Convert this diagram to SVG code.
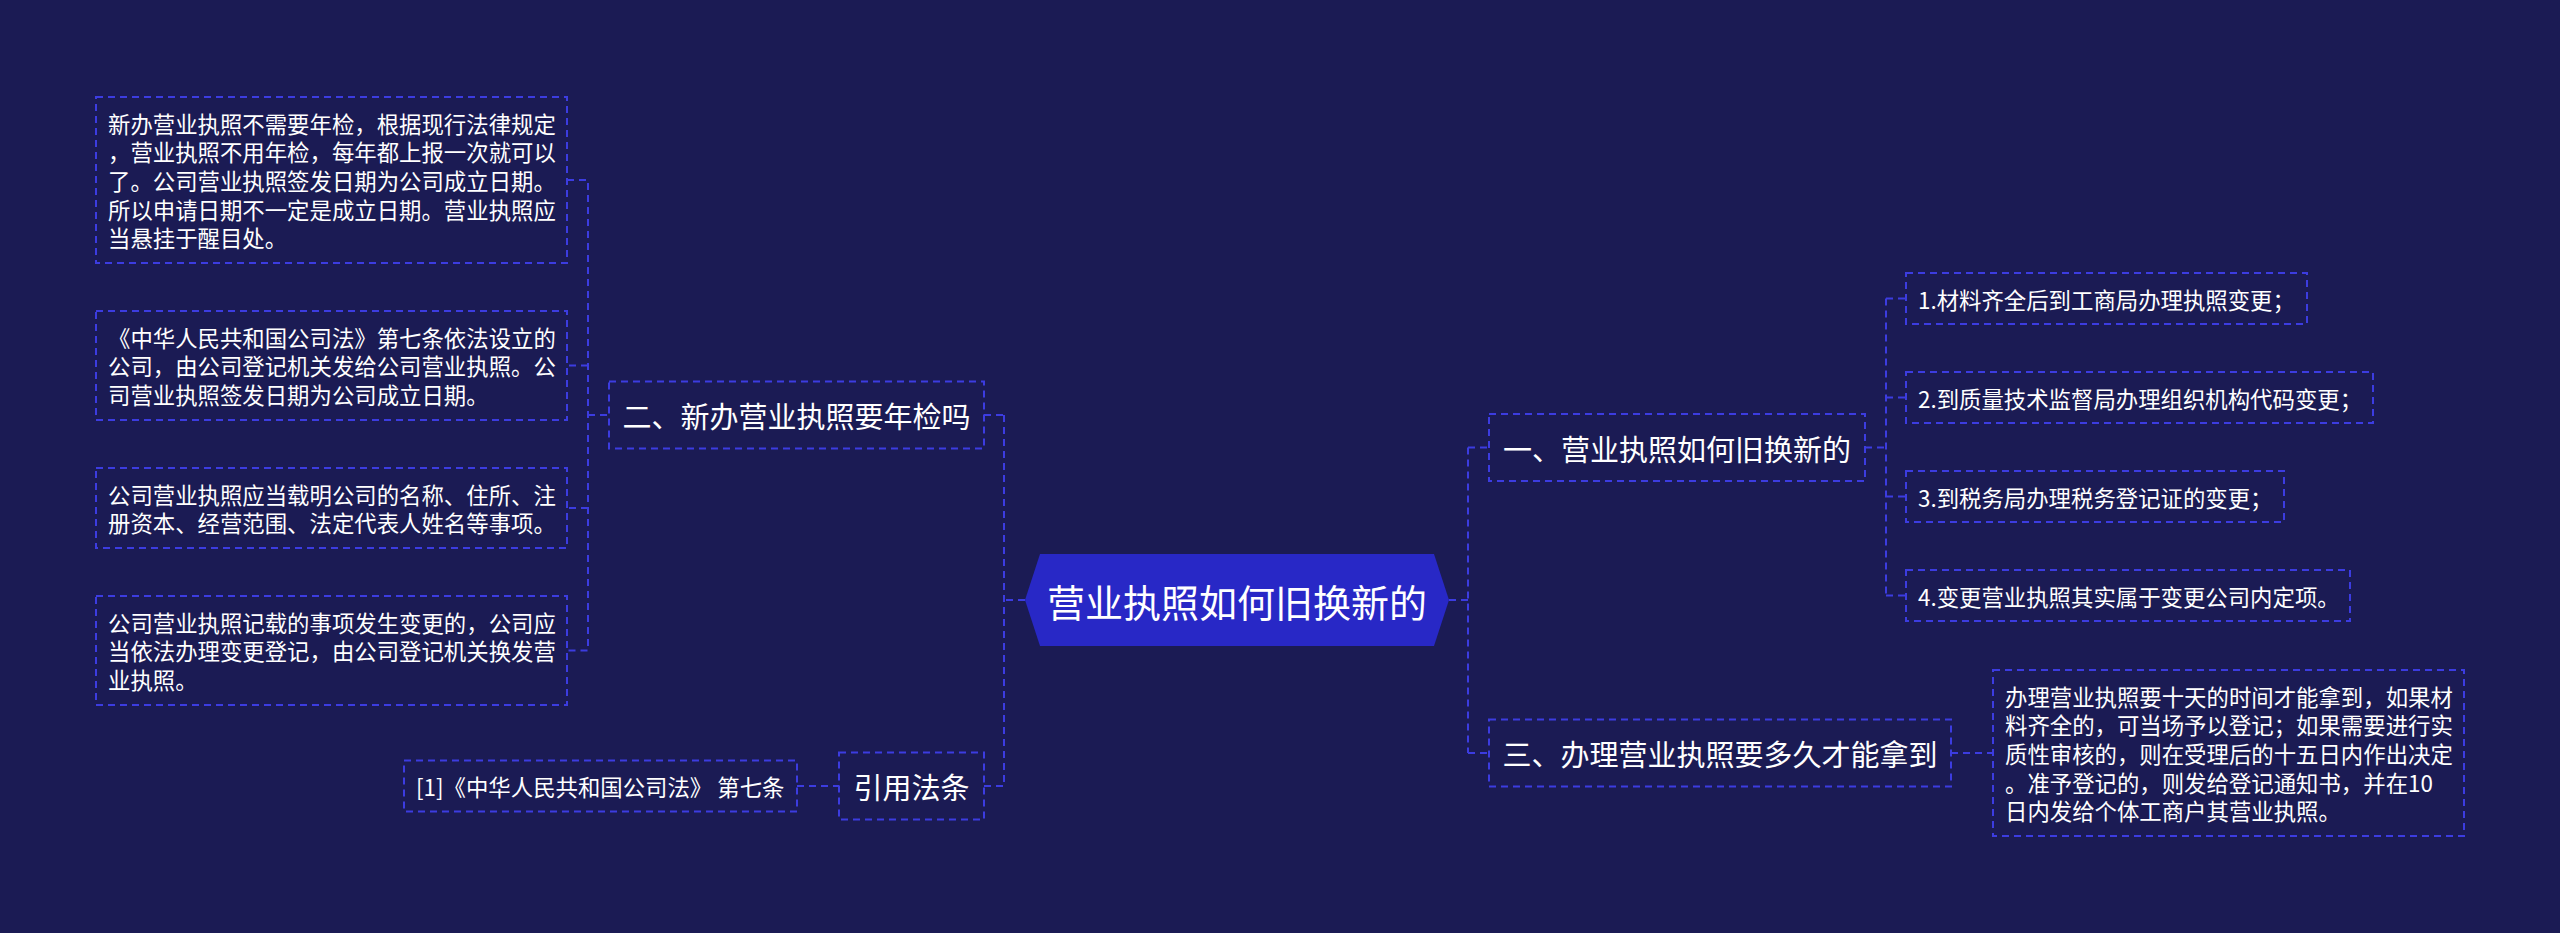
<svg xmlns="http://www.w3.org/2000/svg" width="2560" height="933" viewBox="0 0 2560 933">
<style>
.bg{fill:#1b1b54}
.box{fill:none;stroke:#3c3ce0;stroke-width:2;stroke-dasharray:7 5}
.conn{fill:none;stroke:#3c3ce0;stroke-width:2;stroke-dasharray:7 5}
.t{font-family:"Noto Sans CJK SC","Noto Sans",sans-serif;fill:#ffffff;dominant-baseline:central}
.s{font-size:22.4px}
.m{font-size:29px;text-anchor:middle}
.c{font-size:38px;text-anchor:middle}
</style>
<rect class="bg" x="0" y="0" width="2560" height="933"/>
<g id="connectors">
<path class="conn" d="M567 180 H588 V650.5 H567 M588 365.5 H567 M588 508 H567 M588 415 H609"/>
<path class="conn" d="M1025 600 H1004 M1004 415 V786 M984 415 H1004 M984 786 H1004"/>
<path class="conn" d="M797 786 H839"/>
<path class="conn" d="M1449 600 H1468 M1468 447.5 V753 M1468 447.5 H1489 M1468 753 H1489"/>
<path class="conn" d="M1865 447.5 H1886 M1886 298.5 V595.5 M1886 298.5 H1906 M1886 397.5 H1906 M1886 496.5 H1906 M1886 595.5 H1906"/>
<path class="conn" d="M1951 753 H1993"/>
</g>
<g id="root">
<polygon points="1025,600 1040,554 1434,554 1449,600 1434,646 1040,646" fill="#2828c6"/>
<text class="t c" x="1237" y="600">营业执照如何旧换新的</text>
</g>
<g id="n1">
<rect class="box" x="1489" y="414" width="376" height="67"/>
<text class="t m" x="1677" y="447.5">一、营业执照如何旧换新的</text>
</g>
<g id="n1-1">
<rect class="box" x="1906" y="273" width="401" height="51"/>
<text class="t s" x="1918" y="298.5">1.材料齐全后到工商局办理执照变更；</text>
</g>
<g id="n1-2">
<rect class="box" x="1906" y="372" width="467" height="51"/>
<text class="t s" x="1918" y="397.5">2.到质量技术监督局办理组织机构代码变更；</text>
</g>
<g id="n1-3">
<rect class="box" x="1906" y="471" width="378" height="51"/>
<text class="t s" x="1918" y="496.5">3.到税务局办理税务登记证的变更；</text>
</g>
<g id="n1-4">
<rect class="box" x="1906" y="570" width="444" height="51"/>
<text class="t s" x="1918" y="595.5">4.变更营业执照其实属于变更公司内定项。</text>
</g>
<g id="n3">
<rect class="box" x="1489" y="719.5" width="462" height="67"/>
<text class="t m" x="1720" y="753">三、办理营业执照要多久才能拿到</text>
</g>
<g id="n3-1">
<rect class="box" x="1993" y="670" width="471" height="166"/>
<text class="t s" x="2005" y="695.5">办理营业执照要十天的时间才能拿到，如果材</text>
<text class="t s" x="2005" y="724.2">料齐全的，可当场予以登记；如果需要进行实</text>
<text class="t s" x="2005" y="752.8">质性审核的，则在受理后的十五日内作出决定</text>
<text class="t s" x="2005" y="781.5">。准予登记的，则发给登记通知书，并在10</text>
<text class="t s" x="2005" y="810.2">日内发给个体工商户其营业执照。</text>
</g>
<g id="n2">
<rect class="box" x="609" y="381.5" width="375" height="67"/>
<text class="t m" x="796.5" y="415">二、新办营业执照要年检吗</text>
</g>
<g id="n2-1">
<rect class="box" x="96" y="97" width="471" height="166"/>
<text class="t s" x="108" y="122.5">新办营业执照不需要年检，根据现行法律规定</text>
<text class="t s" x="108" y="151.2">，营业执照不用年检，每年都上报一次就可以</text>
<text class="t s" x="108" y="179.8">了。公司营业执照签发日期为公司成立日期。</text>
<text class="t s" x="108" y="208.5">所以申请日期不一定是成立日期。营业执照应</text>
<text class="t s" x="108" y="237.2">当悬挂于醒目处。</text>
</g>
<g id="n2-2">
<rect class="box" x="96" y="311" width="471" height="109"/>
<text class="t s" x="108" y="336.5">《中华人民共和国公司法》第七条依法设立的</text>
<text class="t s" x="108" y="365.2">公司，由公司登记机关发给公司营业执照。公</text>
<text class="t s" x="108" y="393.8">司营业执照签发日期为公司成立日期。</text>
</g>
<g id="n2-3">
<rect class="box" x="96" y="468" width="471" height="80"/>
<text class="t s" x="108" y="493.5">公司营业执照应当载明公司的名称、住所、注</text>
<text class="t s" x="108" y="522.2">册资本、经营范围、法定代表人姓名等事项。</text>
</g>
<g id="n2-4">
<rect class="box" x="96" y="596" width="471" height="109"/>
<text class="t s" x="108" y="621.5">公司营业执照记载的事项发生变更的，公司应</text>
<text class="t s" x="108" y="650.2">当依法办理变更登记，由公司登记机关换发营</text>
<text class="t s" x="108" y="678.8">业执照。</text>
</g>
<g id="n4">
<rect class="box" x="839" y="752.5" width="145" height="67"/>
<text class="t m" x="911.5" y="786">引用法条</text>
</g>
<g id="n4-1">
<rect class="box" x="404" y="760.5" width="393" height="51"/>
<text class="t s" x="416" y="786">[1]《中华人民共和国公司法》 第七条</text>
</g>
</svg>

# [WRITTEN REQUEST]
Copy the data exactly. Any picture it contains is to be omitted.

# [THE ANSWER]
Convert this diagram to SVG code.
<svg xmlns="http://www.w3.org/2000/svg" width="2560" height="933" viewBox="0 0 2560 933">
<style>
.bg{fill:#1b1b54}
.box{fill:none;stroke:#3c3ce0;stroke-width:2;stroke-dasharray:7 5}
.conn{fill:none;stroke:#3c3ce0;stroke-width:2;stroke-dasharray:7 5}
.t{font-family:"Noto Sans CJK SC","Noto Sans",sans-serif;fill:#ffffff;dominant-baseline:central}
.s{font-size:22.4px}
.m{font-size:29px;text-anchor:middle}
.c{font-size:38px;text-anchor:middle}
</style>
<rect class="bg" x="0" y="0" width="2560" height="933"/>
<g id="connectors">
<path class="conn" d="M567 180 H588 V650.5 H567 M588 365.5 H567 M588 508 H567 M588 415 H609"/>
<path class="conn" d="M1025 600 H1004 M1004 415 V786 M984 415 H1004 M984 786 H1004"/>
<path class="conn" d="M797 786 H839"/>
<path class="conn" d="M1449 600 H1468 M1468 447.5 V753 M1468 447.5 H1489 M1468 753 H1489"/>
<path class="conn" d="M1865 447.5 H1886 M1886 298.5 V595.5 M1886 298.5 H1906 M1886 397.5 H1906 M1886 496.5 H1906 M1886 595.5 H1906"/>
<path class="conn" d="M1951 753 H1993"/>
</g>
<g id="root">
<polygon points="1025,600 1040,554 1434,554 1449,600 1434,646 1040,646" fill="#2828c6"/>
<text class="t c" x="1237" y="600">营业执照如何旧换新的</text>
</g>
<g id="n1">
<rect class="box" x="1489" y="414" width="376" height="67"/>
<text class="t m" x="1677" y="447.5">一、营业执照如何旧换新的</text>
</g>
<g id="n1-1">
<rect class="box" x="1906" y="273" width="401" height="51"/>
<text class="t s" x="1918" y="298.5">1.材料齐全后到工商局办理执照变更；</text>
</g>
<g id="n1-2">
<rect class="box" x="1906" y="372" width="467" height="51"/>
<text class="t s" x="1918" y="397.5">2.到质量技术监督局办理组织机构代码变更；</text>
</g>
<g id="n1-3">
<rect class="box" x="1906" y="471" width="378" height="51"/>
<text class="t s" x="1918" y="496.5">3.到税务局办理税务登记证的变更；</text>
</g>
<g id="n1-4">
<rect class="box" x="1906" y="570" width="444" height="51"/>
<text class="t s" x="1918" y="595.5">4.变更营业执照其实属于变更公司内定项。</text>
</g>
<g id="n3">
<rect class="box" x="1489" y="719.5" width="462" height="67"/>
<text class="t m" x="1720" y="753">三、办理营业执照要多久才能拿到</text>
</g>
<g id="n3-1">
<rect class="box" x="1993" y="670" width="471" height="166"/>
<text class="t s" x="2005" y="695.5">办理营业执照要十天的时间才能拿到，如果材</text>
<text class="t s" x="2005" y="724.2">料齐全的，可当场予以登记；如果需要进行实</text>
<text class="t s" x="2005" y="752.8">质性审核的，则在受理后的十五日内作出决定</text>
<text class="t s" x="2005" y="781.5">。准予登记的，则发给登记通知书，并在10</text>
<text class="t s" x="2005" y="810.2">日内发给个体工商户其营业执照。</text>
</g>
<g id="n2">
<rect class="box" x="609" y="381.5" width="375" height="67"/>
<text class="t m" x="796.5" y="415">二、新办营业执照要年检吗</text>
</g>
<g id="n2-1">
<rect class="box" x="96" y="97" width="471" height="166"/>
<text class="t s" x="108" y="122.5">新办营业执照不需要年检，根据现行法律规定</text>
<text class="t s" x="108" y="151.2">，营业执照不用年检，每年都上报一次就可以</text>
<text class="t s" x="108" y="179.8">了。公司营业执照签发日期为公司成立日期。</text>
<text class="t s" x="108" y="208.5">所以申请日期不一定是成立日期。营业执照应</text>
<text class="t s" x="108" y="237.2">当悬挂于醒目处。</text>
</g>
<g id="n2-2">
<rect class="box" x="96" y="311" width="471" height="109"/>
<text class="t s" x="108" y="336.5">《中华人民共和国公司法》第七条依法设立的</text>
<text class="t s" x="108" y="365.2">公司，由公司登记机关发给公司营业执照。公</text>
<text class="t s" x="108" y="393.8">司营业执照签发日期为公司成立日期。</text>
</g>
<g id="n2-3">
<rect class="box" x="96" y="468" width="471" height="80"/>
<text class="t s" x="108" y="493.5">公司营业执照应当载明公司的名称、住所、注</text>
<text class="t s" x="108" y="522.2">册资本、经营范围、法定代表人姓名等事项。</text>
</g>
<g id="n2-4">
<rect class="box" x="96" y="596" width="471" height="109"/>
<text class="t s" x="108" y="621.5">公司营业执照记载的事项发生变更的，公司应</text>
<text class="t s" x="108" y="650.2">当依法办理变更登记，由公司登记机关换发营</text>
<text class="t s" x="108" y="678.8">业执照。</text>
</g>
<g id="n4">
<rect class="box" x="839" y="752.5" width="145" height="67"/>
<text class="t m" x="911.5" y="786">引用法条</text>
</g>
<g id="n4-1">
<rect class="box" x="404" y="760.5" width="393" height="51"/>
<text class="t s" x="416" y="786">[1]《中华人民共和国公司法》 第七条</text>
</g>
</svg>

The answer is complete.